• PROBLEM STATEMENT
Reproduce this listing in full.

— BEGIN —

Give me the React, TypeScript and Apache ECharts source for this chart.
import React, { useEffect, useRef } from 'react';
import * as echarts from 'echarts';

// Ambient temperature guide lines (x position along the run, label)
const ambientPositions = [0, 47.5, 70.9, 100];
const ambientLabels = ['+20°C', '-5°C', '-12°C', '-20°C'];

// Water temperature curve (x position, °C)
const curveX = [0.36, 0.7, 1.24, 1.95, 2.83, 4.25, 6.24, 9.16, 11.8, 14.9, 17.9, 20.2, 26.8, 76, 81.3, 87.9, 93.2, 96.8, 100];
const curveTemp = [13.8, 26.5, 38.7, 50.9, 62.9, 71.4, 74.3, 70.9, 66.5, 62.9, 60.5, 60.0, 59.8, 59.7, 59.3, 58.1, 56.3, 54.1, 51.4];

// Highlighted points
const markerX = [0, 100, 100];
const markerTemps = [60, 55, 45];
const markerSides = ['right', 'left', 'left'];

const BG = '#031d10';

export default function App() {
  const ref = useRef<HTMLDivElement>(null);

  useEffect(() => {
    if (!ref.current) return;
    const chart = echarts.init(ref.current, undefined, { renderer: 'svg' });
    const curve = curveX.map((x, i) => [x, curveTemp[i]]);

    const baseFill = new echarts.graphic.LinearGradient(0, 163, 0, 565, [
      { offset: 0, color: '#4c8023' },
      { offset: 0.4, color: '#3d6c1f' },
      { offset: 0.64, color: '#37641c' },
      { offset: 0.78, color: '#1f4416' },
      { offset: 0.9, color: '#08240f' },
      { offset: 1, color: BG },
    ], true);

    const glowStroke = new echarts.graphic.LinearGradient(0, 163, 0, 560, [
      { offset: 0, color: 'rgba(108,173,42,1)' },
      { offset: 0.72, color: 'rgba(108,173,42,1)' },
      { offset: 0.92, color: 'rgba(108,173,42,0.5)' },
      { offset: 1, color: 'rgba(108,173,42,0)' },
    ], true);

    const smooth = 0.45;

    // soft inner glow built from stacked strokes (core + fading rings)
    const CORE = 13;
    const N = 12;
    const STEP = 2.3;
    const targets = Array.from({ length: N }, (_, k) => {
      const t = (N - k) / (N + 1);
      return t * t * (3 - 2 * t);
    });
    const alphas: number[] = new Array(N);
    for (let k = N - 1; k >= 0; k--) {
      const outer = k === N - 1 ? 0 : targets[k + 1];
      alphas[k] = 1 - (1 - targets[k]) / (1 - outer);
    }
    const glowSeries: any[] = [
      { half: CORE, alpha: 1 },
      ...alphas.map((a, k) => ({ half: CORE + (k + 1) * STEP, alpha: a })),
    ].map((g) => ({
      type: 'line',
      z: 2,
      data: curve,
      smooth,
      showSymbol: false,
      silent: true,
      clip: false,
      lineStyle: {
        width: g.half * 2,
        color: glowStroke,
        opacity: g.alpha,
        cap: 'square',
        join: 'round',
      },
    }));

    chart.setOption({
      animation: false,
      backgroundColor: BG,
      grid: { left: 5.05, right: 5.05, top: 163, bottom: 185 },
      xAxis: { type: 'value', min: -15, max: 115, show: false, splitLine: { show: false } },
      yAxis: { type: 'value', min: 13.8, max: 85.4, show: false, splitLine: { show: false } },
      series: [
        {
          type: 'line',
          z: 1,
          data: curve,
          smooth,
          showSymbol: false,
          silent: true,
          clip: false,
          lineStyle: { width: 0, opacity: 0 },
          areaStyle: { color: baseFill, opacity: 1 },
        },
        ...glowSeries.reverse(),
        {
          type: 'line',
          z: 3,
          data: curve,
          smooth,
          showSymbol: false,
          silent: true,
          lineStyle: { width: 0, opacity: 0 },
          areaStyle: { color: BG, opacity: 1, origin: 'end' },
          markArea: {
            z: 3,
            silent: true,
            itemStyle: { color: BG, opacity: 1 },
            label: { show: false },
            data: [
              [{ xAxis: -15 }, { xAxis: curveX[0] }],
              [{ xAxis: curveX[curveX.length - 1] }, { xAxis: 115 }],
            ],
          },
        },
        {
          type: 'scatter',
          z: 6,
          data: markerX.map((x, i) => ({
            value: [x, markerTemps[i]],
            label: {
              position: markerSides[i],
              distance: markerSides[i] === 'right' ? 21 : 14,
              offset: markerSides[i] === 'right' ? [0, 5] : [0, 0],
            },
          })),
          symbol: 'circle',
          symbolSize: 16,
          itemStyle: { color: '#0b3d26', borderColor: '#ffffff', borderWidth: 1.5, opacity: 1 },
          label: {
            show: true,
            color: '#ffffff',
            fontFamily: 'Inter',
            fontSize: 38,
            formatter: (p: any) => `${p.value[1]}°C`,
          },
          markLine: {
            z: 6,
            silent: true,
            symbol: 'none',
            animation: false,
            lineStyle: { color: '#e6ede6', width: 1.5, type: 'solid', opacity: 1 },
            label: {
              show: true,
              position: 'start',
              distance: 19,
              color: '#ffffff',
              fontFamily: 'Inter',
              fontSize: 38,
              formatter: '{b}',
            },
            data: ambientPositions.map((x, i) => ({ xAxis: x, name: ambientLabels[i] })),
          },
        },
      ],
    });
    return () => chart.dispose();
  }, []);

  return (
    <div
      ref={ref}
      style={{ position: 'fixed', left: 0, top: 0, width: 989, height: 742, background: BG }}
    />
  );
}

— END —

• ANSWER TO THIS PROBLEM
Give me the React, TypeScript and Apache ECharts source for this chart.
import React, { useEffect, useRef } from 'react';
import * as echarts from 'echarts';

// Ambient temperature guide lines (x position along the run, label)
const ambientPositions = [0, 47.5, 70.9, 100];
const ambientLabels = ['+20°C', '-5°C', '-12°C', '-20°C'];

// Water temperature curve (x position, °C)
const curveX = [0.36, 0.7, 1.24, 1.95, 2.83, 4.25, 6.24, 9.16, 11.8, 14.9, 17.9, 20.2, 26.8, 76, 81.3, 87.9, 93.2, 96.8, 100];
const curveTemp = [13.8, 26.5, 38.7, 50.9, 62.9, 71.4, 74.3, 70.9, 66.5, 62.9, 60.5, 60.0, 59.8, 59.7, 59.3, 58.1, 56.3, 54.1, 51.4];

// Highlighted points
const markerX = [0, 100, 100];
const markerTemps = [60, 55, 45];
const markerSides = ['right', 'left', 'left'];

const BG = '#031d10';

export default function App() {
  const ref = useRef<HTMLDivElement>(null);

  useEffect(() => {
    if (!ref.current) return;
    const chart = echarts.init(ref.current, undefined, { renderer: 'svg' });
    const curve = curveX.map((x, i) => [x, curveTemp[i]]);

    const baseFill = new echarts.graphic.LinearGradient(0, 163, 0, 565, [
      { offset: 0, color: '#4c8023' },
      { offset: 0.4, color: '#3d6c1f' },
      { offset: 0.64, color: '#37641c' },
      { offset: 0.78, color: '#1f4416' },
      { offset: 0.9, color: '#08240f' },
      { offset: 1, color: BG },
    ], true);

    const glowStroke = new echarts.graphic.LinearGradient(0, 163, 0, 560, [
      { offset: 0, color: 'rgba(108,173,42,1)' },
      { offset: 0.72, color: 'rgba(108,173,42,1)' },
      { offset: 0.92, color: 'rgba(108,173,42,0.5)' },
      { offset: 1, color: 'rgba(108,173,42,0)' },
    ], true);

    const smooth = 0.45;

    // soft inner glow built from stacked strokes (core + fading rings)
    const CORE = 13;
    const N = 12;
    const STEP = 2.3;
    const targets = Array.from({ length: N }, (_, k) => {
      const t = (N - k) / (N + 1);
      return t * t * (3 - 2 * t);
    });
    const alphas: number[] = new Array(N);
    for (let k = N - 1; k >= 0; k--) {
      const outer = k === N - 1 ? 0 : targets[k + 1];
      alphas[k] = 1 - (1 - targets[k]) / (1 - outer);
    }
    const glowSeries: any[] = [
      { half: CORE, alpha: 1 },
      ...alphas.map((a, k) => ({ half: CORE + (k + 1) * STEP, alpha: a })),
    ].map((g) => ({
      type: 'line',
      z: 2,
      data: curve,
      smooth,
      showSymbol: false,
      silent: true,
      clip: false,
      lineStyle: {
        width: g.half * 2,
        color: glowStroke,
        opacity: g.alpha,
        cap: 'square',
        join: 'round',
      },
    }));

    chart.setOption({
      animation: false,
      backgroundColor: BG,
      grid: { left: 5.05, right: 5.05, top: 163, bottom: 185 },
      xAxis: { type: 'value', min: -15, max: 115, show: false, splitLine: { show: false } },
      yAxis: { type: 'value', min: 13.8, max: 85.4, show: false, splitLine: { show: false } },
      series: [
        {
          type: 'line',
          z: 1,
          data: curve,
          smooth,
          showSymbol: false,
          silent: true,
          clip: false,
          lineStyle: { width: 0, opacity: 0 },
          areaStyle: { color: baseFill, opacity: 1 },
        },
        ...glowSeries.reverse(),
        {
          type: 'line',
          z: 3,
          data: curve,
          smooth,
          showSymbol: false,
          silent: true,
          lineStyle: { width: 0, opacity: 0 },
          areaStyle: { color: BG, opacity: 1, origin: 'end' },
          markArea: {
            z: 3,
            silent: true,
            itemStyle: { color: BG, opacity: 1 },
            label: { show: false },
            data: [
              [{ xAxis: -15 }, { xAxis: curveX[0] }],
              [{ xAxis: curveX[curveX.length - 1] }, { xAxis: 115 }],
            ],
          },
        },
        {
          type: 'scatter',
          z: 6,
          data: markerX.map((x, i) => ({
            value: [x, markerTemps[i]],
            label: {
              position: markerSides[i],
              distance: markerSides[i] === 'right' ? 21 : 14,
              offset: markerSides[i] === 'right' ? [0, 5] : [0, 0],
            },
          })),
          symbol: 'circle',
          symbolSize: 16,
          itemStyle: { color: '#0b3d26', borderColor: '#ffffff', borderWidth: 1.5, opacity: 1 },
          label: {
            show: true,
            color: '#ffffff',
            fontFamily: 'Inter',
            fontSize: 38,
            formatter: (p: any) => `${p.value[1]}°C`,
          },
          markLine: {
            z: 6,
            silent: true,
            symbol: 'none',
            animation: false,
            lineStyle: { color: '#e6ede6', width: 1.5, type: 'solid', opacity: 1 },
            label: {
              show: true,
              position: 'start',
              distance: 19,
              color: '#ffffff',
              fontFamily: 'Inter',
              fontSize: 38,
              formatter: '{b}',
            },
            data: ambientPositions.map((x, i) => ({ xAxis: x, name: ambientLabels[i] })),
          },
        },
      ],
    });
    return () => chart.dispose();
  }, []);

  return (
    <div
      ref={ref}
      style={{ position: 'fixed', left: 0, top: 0, width: 989, height: 742, background: BG }}
    />
  );
}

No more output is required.